begin

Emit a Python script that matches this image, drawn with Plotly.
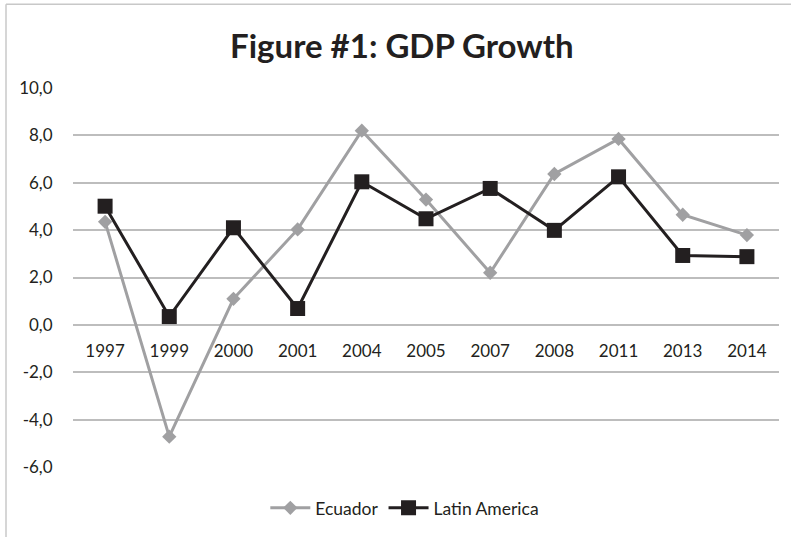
import plotly.graph_objects as go

years = ["1997", "1999", "2000", "2001", "2004", "2005", "2007", "2008", "2011", "2013", "2014"]
ecuador = [4.35, -4.72, 1.1, 4.03, 8.2, 5.29, 2.2, 6.37, 7.85, 4.65, 3.79]
latin_america = [5.01, 0.35, 4.1, 0.69, 6.04, 4.48, 5.76, 3.99, 6.25, 2.93, 2.88]
y_tickvals = [-6, -4, -2, 0, 2, 4, 6, 8, 10]
y_ticktext = ["-6,0", "-4,0", "-2,0", "0,0", "2,0", "4,0", "6,0", "8,0", "10,0"]

FONT = "Lato, 'Open Sans', sans-serif"

fig = go.Figure()
fig.add_trace(go.Scatter(
    x=years, y=ecuador, name="Ecuador", mode="lines+markers",
    line=dict(color="#a0a0a2", width=3),
    marker=dict(symbol="diamond", size=11, color="#a0a0a2"),
))
fig.add_trace(go.Scatter(
    x=years, y=latin_america, name="Latin America", mode="lines+markers",
    line=dict(color="#231f20", width=3),
    marker=dict(symbol="square", size=15, color="#231f20"),
))

fig.update_layout(
    width=791, height=537,
    margin=dict(l=73, r=12, t=88, b=69),
    paper_bgcolor="white", plot_bgcolor="white",
    font=dict(family=FONT, size=17, color="#231f20"),
    title=dict(text="<b>Figure #1: GDP Growth</b>", xref="container", x=0.508, xanchor="center",
               yref="container", y=1 - 46 / 537, yanchor="middle",
               font=dict(family=FONT, size=33, color="#231f20")),
    showlegend=True,
    legend=dict(orientation="h", x=0.47, xanchor="center", y=-0.105, yanchor="middle",
                font=dict(size=17.5), itemwidth=40, bgcolor="rgba(0,0,0,0)"),
    xaxis=dict(type="category", anchor="free", position=0.375, showline=False, showgrid=False,
               zeroline=False, ticks="outside", ticklen=11, tickcolor="rgba(0,0,0,0)",
               tickfont=dict(size=17), range=[-0.5, 10.5]),
    yaxis=dict(range=[-6, 10], tickvals=y_tickvals, ticktext=y_ticktext, showgrid=True,
               gridcolor="#bdbdbd", gridwidth=1.5, zeroline=True, zerolinecolor="#bdbdbd",
               zerolinewidth=1.5, showline=False, ticks="outside", ticklen=16,
               tickcolor="rgba(0,0,0,0)", tickfont=dict(size=17)),
    shapes=[
        dict(type="line", xref="paper", yref="paper", x0=(6 - 73) / 706, x1=(791 - 73) / 706,
             y0=(468 - 4) / 380, y1=(468 - 4) / 380, line=dict(color="#c8c8c8", width=1.5)),
        dict(type="line", xref="paper", yref="paper", x0=(6 - 73) / 706, x1=(6 - 73) / 706,
             y0=(468 - 4) / 380, y1=(468 - 540) / 380, line=dict(color="#c8c8c8", width=1.5)),
    ],
)

fig.write_html("out.html")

end

__WRITTEN EXERCISE__. Starting at the top of the listing above, please restate word for word each line up to and including the one that holds "import plotly.graph_objects as go", omitting every image.

__ANSWER TO THE EXERCISE__.
Emit a Python script that matches this image, drawn with Plotly.
import plotly.graph_objects as go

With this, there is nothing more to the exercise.